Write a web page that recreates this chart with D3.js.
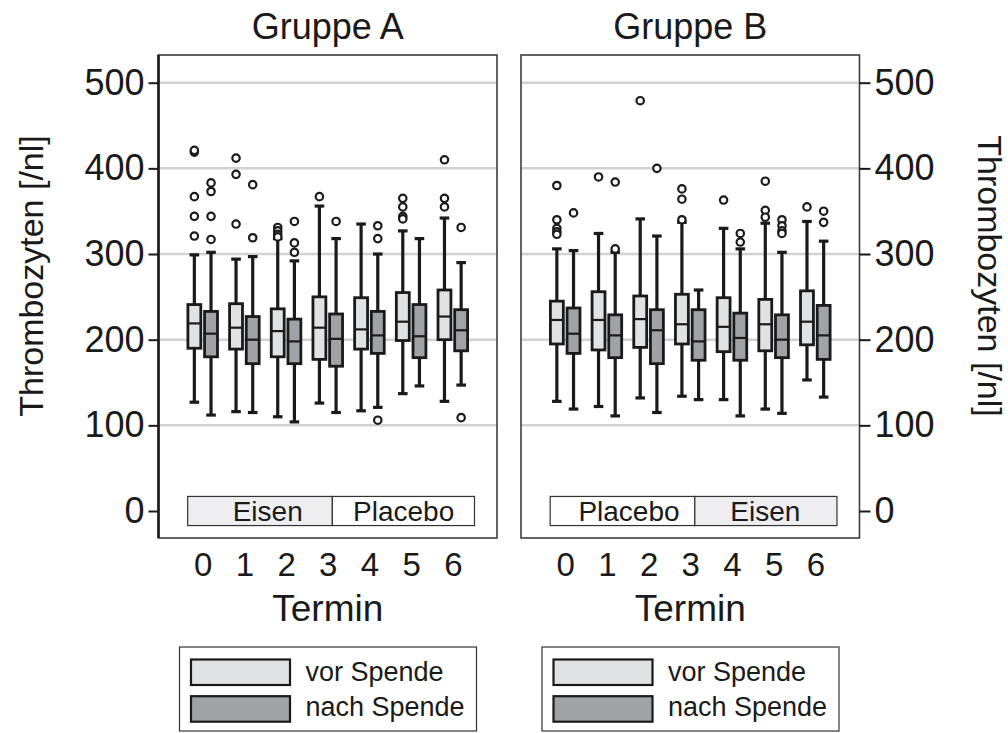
<!DOCTYPE html>
<html>
<head>
<meta charset="utf-8">
<script src="https://cdn.jsdelivr.net/npm/d3@7"></script>
<style>
  html, body { margin: 0; padding: 0; background: #fff; }
  svg { display: block; font-family: "Liberation Sans", Arial, Helvetica, sans-serif; }
</style>
</head>
<body>
<svg id="chart" width="1008" height="733"></svg>
<script>
// Termine (Messzeitpunkte) und Achsenbeschriftung
const termine = [0, 1, 2, 3, 4, 5, 6];
const yTicks = [0, 100, 200, 300, 400, 500];
const gridTicks = [100, 200, 300, 400, 500];

// Boxplot-Kennwerte je Termin: [unterer Whisker, Q1, Median, Q3, oberer Whisker]
const gruppeA_vor = [
  [127, 190, 219, 241, 299],
  [116, 189, 214, 242, 294],
  [110, 180, 210, 236, 318],
  [126, 177, 214, 250, 356],
  [117, 189, 212, 249, 335],
  [137, 199, 221, 255, 327],
  [128, 200, 227, 258, 342]
];
const gruppeA_nach = [
  [112, 180, 207, 233, 302],
  [115, 172, 200, 227, 297],
  [104, 172, 198, 224, 292],
  [115, 169, 201, 230, 318],
  [121, 184, 205, 233, 300],
  [146, 179, 204, 241, 318],
  [147, 187, 211, 235, 290]
];
const gruppeB_vor = [
  [128, 195, 223, 245, 306],
  [122, 188, 223, 256, 324],
  [132, 191, 224, 251, 341],
  [134, 195, 218, 253, 337],
  [130, 186, 215, 249, 330],
  [119, 187, 218, 247, 336],
  [153, 194, 221, 257, 338]
];
const gruppeB_nach = [
  [119, 184, 207, 237, 304],
  [111, 179, 205, 229, 302],
  [115, 172, 211, 235, 321],
  [130, 176, 198, 235, 258],
  [111, 176, 202, 231, 306],
  [114, 179, 200, 229, 302],
  [133, 177, 205, 240, 315]
];

// Ausreißer je Termin
const ausreisserA_vor = [
  [419, 421, 367, 344, 321],
  [412, 393, 335],
  [331, 327, 323, 320],
  [367],
  [],
  [365, 355, 344, 341],
  [410, 365, 355]
];
const ausreisserA_nach = [
  [383, 373, 344, 317],
  [381, 319],
  [338, 313, 302],
  [338],
  [333, 318, 106],
  [],
  [331, 109]
];
const ausreisserB_vor = [
  [380, 340, 330, 326, 323],
  [390],
  [479],
  [376, 364, 340],
  [363],
  [385, 351, 343],
  [355]
];
const ausreisserB_nach = [
  [348],
  [384, 306],
  [400],
  [],
  [324, 314],
  [340, 333, 327, 324],
  [350, 337]
];

// Behandlungsphasen (Termin-Bereich, Beschriftung, Position der Beschriftung)
const phasenA = [
  { von: -0.36, bis: 3.11, text: "Eisen", mitte: 1.56, grau: true },
  { von: 3.11, bis: 6.52, text: "Placebo", mitte: 4.82, grau: false }
];
const phasenB = [
  { von: -0.36, bis: 3.11, text: "Placebo", mitte: 1.53, grau: false },
  { von: 3.11, bis: 6.52, text: "Eisen", mitte: 4.80, grau: true }
];

const legendeText = ["vor Spende", "nach Spende"];

// ---- Layout ----
const FILL_VOR = "#e1e2e4";
const FILL_NACH = "#a0a2a6";
const INK = "#1a1a1a";
const GRID = "#d2d2d6";
const FRAME = "#3c3c3c";

const svg = d3.select("#chart");
const panelTop = 55, panelBottom = 538;
const y = d3.scaleLinear().domain([0, 500]).range([511, 82.7]);

const panels = [
  { title: "Gruppe A", left: 158.5, right: 497, vor: gruppeA_vor, nach: gruppeA_nach,
    outVor: ausreisserA_vor, outNach: ausreisserA_nach, phasen: phasenA, axis: "left" },
  { title: "Gruppe B", left: 521, right: 859.5, vor: gruppeB_vor, nach: gruppeB_nach,
    outVor: ausreisserB_vor, outNach: ausreisserB_nach, phasen: phasenB, axis: "right" }
];

const boxOffset = 0.2;   // Abstand Boxmitte zur Terminmitte (in Termin-Einheiten)
const boxWidth = 0.31;   // Boxbreite (in Termin-Einheiten)

panels.forEach(p => {
  const x = d3.scaleLinear().domain([-1.06, 7.06]).range([p.left, p.right]);
  const g = svg.append("g");
  const unit = x(1) - x(0);

  // Gitterlinien
  g.selectAll("line.grid").data(gridTicks).join("line")
    .attr("x1", p.left).attr("x2", p.right)
    .attr("y1", d => y(d)).attr("y2", d => y(d))
    .attr("stroke", GRID).attr("stroke-width", 2.5);

  // Rahmen
  g.append("rect")
    .attr("x", p.left).attr("y", panelTop)
    .attr("width", p.right - p.left).attr("height", panelBottom - panelTop)
    .attr("fill", "none").attr("stroke", FRAME).attr("stroke-width", 1.6);

  // Titel
  svg.append("text")
    .attr("x", (p.left + p.right) / 2).attr("y", 39)
    .attr("text-anchor", "middle").attr("font-size", 36).attr("fill", INK)
    .text(p.title);

  // Behandlungsphasen-Leiste
  const band = g.append("g");
  band.selectAll("rect").data(p.phasen).join("rect")
    .attr("x", d => x(d.von)).attr("width", d => x(d.bis) - x(d.von))
    .attr("y", y(17)).attr("height", y(-17) - y(17))
    .attr("fill", d => d.grau ? "#eeeef0" : "#ffffff")
    .attr("stroke", "#333").attr("stroke-width", 1.2);
  band.selectAll("text").data(p.phasen).join("text")
    .attr("x", d => x(d.mitte)).attr("y", y(0))
    .attr("dy", "0.36em")
    .attr("text-anchor", "middle").attr("font-size", 28).attr("fill", INK)
    .text(d => d.text);

  // Boxplots
  const series = [
    { stats: p.vor, out: p.outVor, fill: FILL_VOR, shift: -boxOffset },
    { stats: p.nach, out: p.outNach, fill: FILL_NACH, shift: boxOffset }
  ];
  series.forEach(s => {
    const bw = boxWidth * unit;
    const grp = g.append("g").selectAll("g").data(s.stats).join("g");
    const cx = (d, i) => x(termine[i] + s.shift);
    // Whisker
    grp.append("line")
      .attr("x1", cx).attr("x2", cx)
      .attr("y1", d => y(d[0])).attr("y2", d => y(d[4]))
      .attr("stroke", INK).attr("stroke-width", 3.2);
    grp.append("line")
      .attr("x1", (d, i) => cx(d, i) - 4.8).attr("x2", (d, i) => cx(d, i) + 4.8)
      .attr("y1", d => y(d[0])).attr("y2", d => y(d[0]))
      .attr("stroke", INK).attr("stroke-width", 3.2);
    grp.append("line")
      .attr("x1", (d, i) => cx(d, i) - 4.8).attr("x2", (d, i) => cx(d, i) + 4.8)
      .attr("y1", d => y(d[4])).attr("y2", d => y(d[4]))
      .attr("stroke", INK).attr("stroke-width", 3.2);
    // Box
    grp.append("rect")
      .attr("x", (d, i) => cx(d, i) - bw / 2).attr("width", bw)
      .attr("y", d => y(d[3])).attr("height", d => y(d[1]) - y(d[3]))
      .attr("fill", s.fill).attr("stroke", INK).attr("stroke-width", 2.8);
    // Median
    grp.append("line")
      .attr("x1", (d, i) => cx(d, i) - bw / 2).attr("x2", (d, i) => cx(d, i) + bw / 2)
      .attr("y1", d => y(d[2])).attr("y2", d => y(d[2]))
      .attr("stroke", INK).attr("stroke-width", 2.2);
    // Ausreißer
    const pts = [];
    s.out.forEach((arr, i) => arr.forEach(v => pts.push({ t: termine[i], v })));
    g.append("g").selectAll("circle").data(pts).join("circle")
      .attr("cx", d => x(d.t + s.shift)).attr("cy", d => y(d.v))
      .attr("r", 3.7).attr("fill", "#fff")
      .attr("stroke", INK).attr("stroke-width", 2.2);
  });

  // x-Achse (Termine)
  const xAxis = d3.axisBottom(x).tickValues(termine).tickSize(0).tickPadding(0).tickFormat(d3.format("d"));
  const xa = svg.append("g").attr("transform", `translate(0,576)`).call(xAxis);
  xa.select(".domain").remove();
  xa.selectAll("text").attr("dy", 0).attr("y", 0)
    .attr("font-size", 33).attr("fill", INK).attr("font-family", null);

  svg.append("text")
    .attr("x", (p.left + p.right) / 2).attr("y", 621)
    .attr("text-anchor", "middle").attr("font-size", 37).attr("fill", INK)
    .text("Termin");

  // y-Achse
  const yAxisGen = p.axis === "left"
    ? d3.axisLeft(y).tickValues(yTicks).tickSize(10).tickPadding(4)
    : d3.axisRight(y).tickValues(yTicks).tickSize(11).tickPadding(4);
  const ya = svg.append("g")
    .attr("transform", `translate(${p.axis === "left" ? p.left : p.right},0)`)
    .call(yAxisGen);
  ya.select(".domain").remove();
  ya.selectAll(".tick line").attr("stroke", INK).attr("stroke-width", 2);
  ya.selectAll("text").attr("font-size", 36).attr("fill", INK).attr("font-family", null);
  if (p.axis === "left") {
    svg.append("line")
      .attr("x1", p.left).attr("x2", p.left)
      .attr("y1", panelTop).attr("y2", panelBottom)
      .attr("stroke", INK).attr("stroke-width", 2.6);
  }

  // Legende
  const lx = p.left + 21;
  const leg = svg.append("g");
  leg.append("rect")
    .attr("x", lx).attr("y", 647).attr("width", 297).attr("height", 84)
    .attr("fill", "#fff").attr("stroke", "#333").attr("stroke-width", 1.2);
  leg.selectAll("rect.sw").data(legendeText).join("rect")
    .attr("class", "sw")
    .attr("x", lx + 11.5).attr("y", (d, i) => 659.5 + i * 36.7)
    .attr("width", 99).attr("height", 25.5)
    .attr("fill", (d, i) => i === 0 ? FILL_VOR : FILL_NACH)
    .attr("stroke", INK).attr("stroke-width", 2.2);
  leg.selectAll("text").data(legendeText).join("text")
    .attr("x", lx + 126).attr("y", (d, i) => 680.5 + i * 35.5)
    .attr("font-size", 27).attr("fill", INK)
    .text(d => d);
});

// y-Achsentitel links und rechts
svg.append("text")
  .attr("transform", "translate(43,276) rotate(-90)")
  .attr("text-anchor", "middle").attr("font-size", 34).attr("fill", INK)
  .text("Thrombozyten [/nl]");
svg.append("text")
  .attr("transform", "translate(978,276) rotate(90)")
  .attr("text-anchor", "middle").attr("font-size", 34).attr("fill", INK)
  .text("Thrombozyten [/nl]");
</script>
</body>
</html>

- - - - -

=== What you should do ===
Repeat the listing above from its first line through the line that contains "const gridTicks = [100, 200, 300, 400, 500];", both included, and nothing more. Drop the pictures.

=== Correct result ===
Write a web page that recreates this chart with D3.js.
<!DOCTYPE html>
<html>
<head>
<meta charset="utf-8">
<script src="https://cdn.jsdelivr.net/npm/d3@7"></script>
<style>
  html, body { margin: 0; padding: 0; background: #fff; }
  svg { display: block; font-family: "Liberation Sans", Arial, Helvetica, sans-serif; }
</style>
</head>
<body>
<svg id="chart" width="1008" height="733"></svg>
<script>
// Termine (Messzeitpunkte) und Achsenbeschriftung
const termine = [0, 1, 2, 3, 4, 5, 6];
const yTicks = [0, 100, 200, 300, 400, 500];
const gridTicks = [100, 200, 300, 400, 500];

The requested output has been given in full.